Cleared: Babri accused let off scot-free
Indian jurisprudence demands that there should be conclusive evidence before conviction. Perhaps that is why the special court of the Central Bureau of Investigation yesterday acquitted all those charged in the Babri Masjid demolition case since the prosecution had failed to establish the case beyond all reasonable doubt. Since the list of accused included senior Bharatiya Janata Party leaders, such as the former deputy prime minister, L.K. Advani, or Murli Manohar Joshi, and the event left a deep impression on Indians, the verdict was anticipated with especial interest. The CBI had investigated the matter for years and had produced 351 witnesses and 600 documents. One of the points reportedly made by the court was that the demolition of the disputed structure on December 6, 1992 was not pre-planned. There was apparently no evidence of conspiracy, which nullified the charge under Section 120B of the Indian Penal Code. The prosecution’s charge that a meeting was held in the house of Vinay Katiyar, a Bajrang Dal leader, on the previous day where a plan was made to raze the structure was not substantiated, the court reportedly said, as the video presented as evidence did not prove that a conspiracy was hatched.

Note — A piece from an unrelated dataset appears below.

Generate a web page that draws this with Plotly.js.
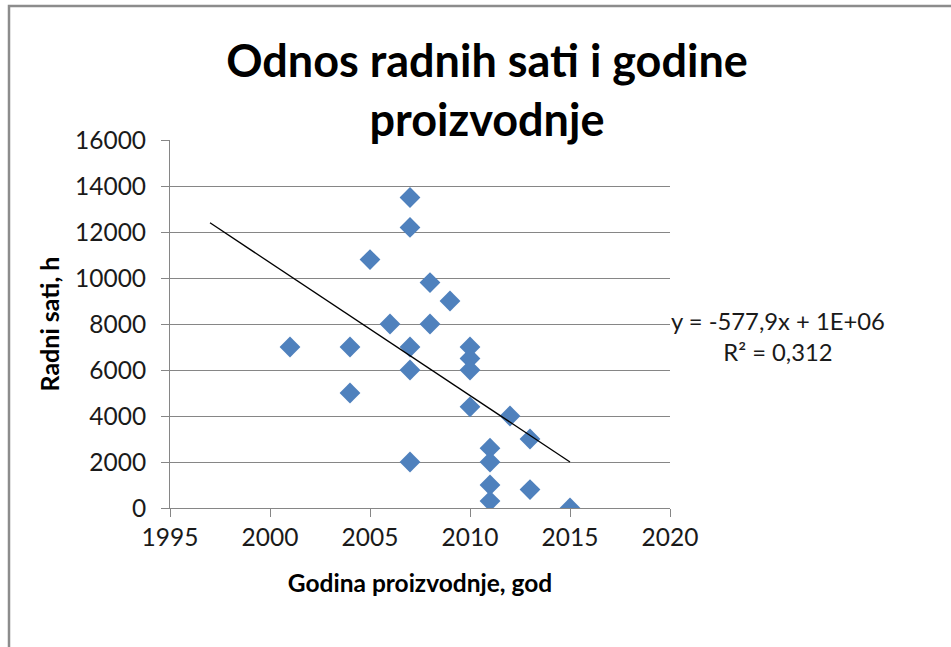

The court reportedly said that the video cassettes could not be relied upon as they were not sealed and not clear; the CBI did not produce negatives of the photographs given in evidence either. Not only was there no proof of provocation through slogans and speeches violating IPC Section 153 that penalizes provocation with intent to cause riot, there was also no desecration of a religious place — an offence under IPC Section 295 — because, in the wisdom of the court, the minority community had not offered prayers there for years. Additionally, without the imposition of Section 144 there could have been no unlawful assembly, besides the fact that the Supreme Court had permitted symbolic kar seva on that day. The chief minister of Uttar Pradesh at the time, Kalyan Singh, one of the accused, had promised security and peaceability, and had, the court thought, done his best to maintain order. The demolition had been carried out by anti-social elements; the court reportedly ruled that there was nothing to connect the accused, directly or indirectly, with it. In other words, in the court’s eye, no transgression had taken place on the fateful day.